What? The report is too sketchy for me to tell for sure, but I'd like to know why that "African American student" posed that question. I've sometimes been asked by Koreans why I read Korean literature and watch Korean films, and they're generally satisfied when I tell them that I find these interesting, and why. They ask, not to tell me I'm not allowed to know Korean literature, but because so few Americans (and too few Koreans) are interested in their culture. Even if Rodriguez' interlocutor really meant that non-Africans shouldn't be reading African literature, he was not speaking for the university. Students nowadays are expected to "know each other's literature": Achebe's Things Fall Apart is often assigned reading, and that's why we hear about culture wars, multiculturalism, and "political correctness." If there ever was a "Dark Age," as Rodriguez claims, it's over now. White students study Afro-American Studies (and join the African-American Choral Ensemble), men enroll in Women's Studies, heterosexuals do Queer Theory. The separatism that Rodriguez denounces simply isn't there in the academy.

There's also an interview with Frank Kameny, which further undermines Andrew Sullivan's claims about the history of the gay movement. Kameny tells Gambone that he "wants to watch the coverage of the city's gay pride parade. 'I may well be in it.' Indeed, that afternoon I watched from the sidewalk on P Street as Kameny, one of Capital Pride's 2009 'Super Heroes,' passed by in an open car, waving to the crowd" (171). Far from being ignored, Kameny's role as a founder of the gay rights movement is well known and celebrated, as it has been ever since I can remember.

Kameny told Gambone:
The homophile organizations that existed [in the 1950s and early 1960s] gave enormous credence to the so-called experts and authorities of the day. They weren't really militant. That wasn't me or my style... [171]
Kameny's "confrontational style became known as 'ferocious'", Gambone says. The radical gay movement of the 70s took that style and ran with it. Kameny's personal goals were what would be called assimilationist, since they involved gays serving in the Civil Service and military, and running for public office, but he also rejected the mainstream view of homosexuality as a sickness. Kameny joined the gay militants who took on the psychiatric profession -- again, far from being hostile to the post-Stonewall movement, he worked with it.
Kameny contends that these early demonstrations -- and the annual Fourth of July pickets in front of Independence Hall in Philadelphia, which Mattachine Washington joined -- paved the way for the Stonewall uprising in 1969. "By virtue of our coming out of the closet collectively, it created the mindset for protesting, so that when the events of the moment created the eruption on Christopher Street, people were primed" [175].
Sure, there was tension between left gay radicals and those whose politics fell into the American mainstream, but that is only to be expected. Kameny rejected the collaborationist approach of the homophile movement of the 1950s, and that was too much for much of the movement. As Kay Lahusen of Daughters of Bilitis told Eric Marcus, "We had one of our major contributors write to us in a private letter that only dirty, unwashed rabble did this kind of thing" (Making History, HarperCollins, 1992, p. 125) -- "this kind of thing" being picketing.
But of course, the new wave frequently tries to put the last wave out of business. Certainly, we had our differences with Del Martin and Phyllis Lyon at DOB [Daughters of Bilitis]. We had said to them, "You're over the hill. Your thinking is out of date." So GLF did the same to us.

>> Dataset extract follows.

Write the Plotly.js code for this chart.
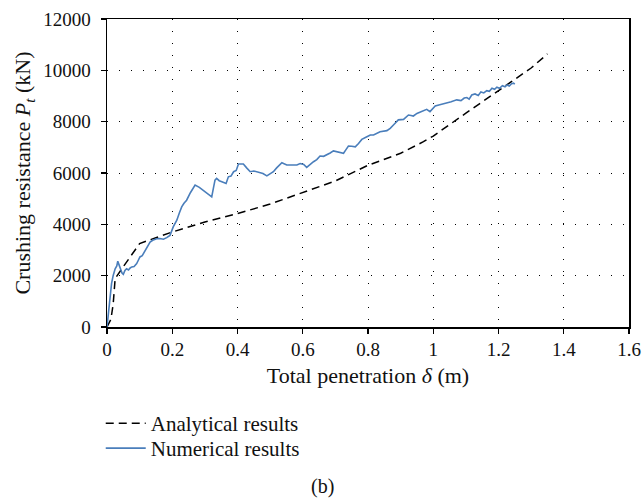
<!DOCTYPE html>
<html>
<head>
<meta charset="utf-8">
<script src="https://cdn.plot.ly/plotly-3.0.1.min.js"></script>
<style>html,body{margin:0;padding:0;background:#fff;}#chart{width:643px;height:501px;}</style>
</head>
<body>
<div id="chart"></div>
<script>
const analyticalX = [0,0.012,0.019,0.025,0.05,0.075,0.1,0.15,0.2,0.3,0.4,0.5,0.6,0.7,0.8,0.9,0.97,1.0,1.1,1.2,1.3,1.35];
const analyticalY = [0,300,900,1890,2350,2800,3250,3480,3700,4090,4420,4790,5230,5690,6300,6770,7220,7440,8330,9210,10090,10640];

const numericalX = [0,0.004,0.009,0.014,0.019,0.025,0.03,0.033,0.037,0.042,0.046,0.05,0.055,0.06,0.066,0.071,0.076,0.083,0.091,0.096,0.101,0.108,0.117,0.124,0.132,0.14,0.152,0.162,0.173,0.183,0.193,0.203,0.214,0.222,0.229,0.236,0.244,0.256,0.27,0.283,0.295,0.31,0.321,0.326,0.331,0.336,0.344,0.352,0.365,0.372,0.38,0.388,0.396,0.403,0.418,0.428,0.439,0.45,0.464,0.478,0.49,0.5,0.51,0.52,0.536,0.551,0.566,0.582,0.592,0.603,0.612,0.622,0.633,0.643,0.653,0.664,0.674,0.684,0.694,0.71,0.725,0.732,0.74,0.75,0.761,0.771,0.781,0.795,0.807,0.817,0.837,0.858,0.868,0.878,0.893,0.909,0.924,0.932,0.939,0.95,0.965,0.98,0.99,1.0,1.006,1.02,1.042,1.055,1.072,1.085,1.095,1.103,1.11,1.118,1.128,1.138,1.146,1.155,1.164,1.172,1.18,1.188,1.195,1.203,1.212,1.22,1.226,1.233,1.24,1.246,1.25];
const numericalY = [0,500,1160,1700,2010,2270,2380,2560,2420,2200,2100,2050,2200,2270,2220,2300,2340,2360,2470,2600,2730,2780,2990,3120,3310,3380,3440,3450,3420,3480,3570,3900,4160,4450,4680,4820,4940,5240,5530,5440,5330,5200,5070,5400,5720,5790,5700,5660,5590,5850,5880,6050,6100,6350,6350,6200,6050,6080,6020,5980,5890,5970,6050,6200,6400,6310,6320,6310,6370,6330,6220,6330,6440,6520,6660,6650,6700,6780,6860,6800,6770,6900,7050,7040,7020,7150,7310,7400,7480,7480,7610,7650,7740,7870,8070,8090,8260,8240,8220,8320,8390,8480,8390,8550,8610,8660,8720,8780,8850,8820,8920,8940,8880,9040,9080,9020,9160,9120,9210,9180,9300,9260,9340,9300,9400,9360,9430,9390,9480,9500,9460];

const xTicks = [0,0.2,0.4,0.6,0.8,1,1.2,1.4,1.6];
const xTickText = ['0','0.2','0.4','0.6','0.8','1','1.2','1.4','1.6'];
const yTicks = [0,2000,4000,6000,8000,10000,12000];
const yTickText = ['0','2000','4000','6000','8000','10000','12000'];

const FONT = "'Liberation Serif', serif";

const traces = [
  {x: analyticalX, y: analyticalY, type: 'scatter', mode: 'lines', name: 'Analytical results',
   legend: 'legend', line: {color: '#000000', width: 1.5, dash: '8px,5px'}},
  {x: numericalX, y: numericalY, type: 'scatter', mode: 'lines', name: 'Numerical results',
   legend: 'legend2', line: {color: '#4a7ebb', width: 1.6}}
];

const axisCommon = {
  showline: true, linecolor: '#000', linewidth: 1.5, mirror: true,
  ticks: 'outside', ticklen: 5, tickcolor: '#000', tickwidth: 1.2,
  showgrid: true, gridcolor: '#000', gridwidth: 1, griddash: '1px,11px',
  zeroline: false, tickfont: {family: FONT, size: 19, color: '#111'},
  automargin: false
};

const legendCommon = {xanchor: 'left', yanchor: 'top', bgcolor: 'rgba(0,0,0,0)', x: -0.012,
  itemwidth: 40, font: {family: FONT, size: 21, color: '#111'}};

const layout = {
  width: 643, height: 501,
  margin: {l: 107, r: 14, t: 19, b: 174},
  paper_bgcolor: '#fff', plot_bgcolor: '#fff',
  font: {family: FONT, size: 19, color: '#111'},
  showlegend: true,
  legend: Object.assign({}, legendCommon, {y: -0.247}),
  legend2: Object.assign({}, legendCommon, {y: -0.328}),
  xaxis: Object.assign({}, axisCommon, {
    range: [0, 1.6], tickvals: xTicks, ticktext: xTickText, ticklabelstandoff: 0,
    title: {text: 'Total penetration <i>δ</i> (m)', font: {family: FONT, size: 22, color: '#111'}, standoff: 8}
  }),
  yaxis: Object.assign({}, axisCommon, {
    range: [0, 12000], tickvals: yTicks, ticktext: yTickText, ticklabelstandoff: 6,
    title: {text: 'Crushing resistance <i>P</i><sub><i>t</i></sub> (kN)', font: {family: FONT, size: 22, color: '#111'}, standoff: 6}
  }),
  annotations: [
    {text: '(b)', xref: 'paper', yref: 'paper', x: 0.412, y: -0.519, xanchor: 'center', yanchor: 'middle',
     showarrow: false, font: {family: FONT, size: 20, color: '#111'}}
  ]
};

Plotly.newPlot('chart', traces, layout, {displayModeBar: false, staticPlot: true});
</script>
</body>
</html>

Barbara [Gittings, Lahusen's partner] We didn't do that in a public setting.

Kay: But we took their magazine in a totally different direction, and they weren't happy with that. We thumbed our noses at them -- almost [Making History, 215].
I realize that to some extent Andrew Sullivan is doing the same thing. The difference, and it's a serious one, is that he still chooses to distort the history of the movement that came before him. There's no excuse for that in a day when that history is so widely and easily available; if he doesn't know it, it's because he doesn't want to.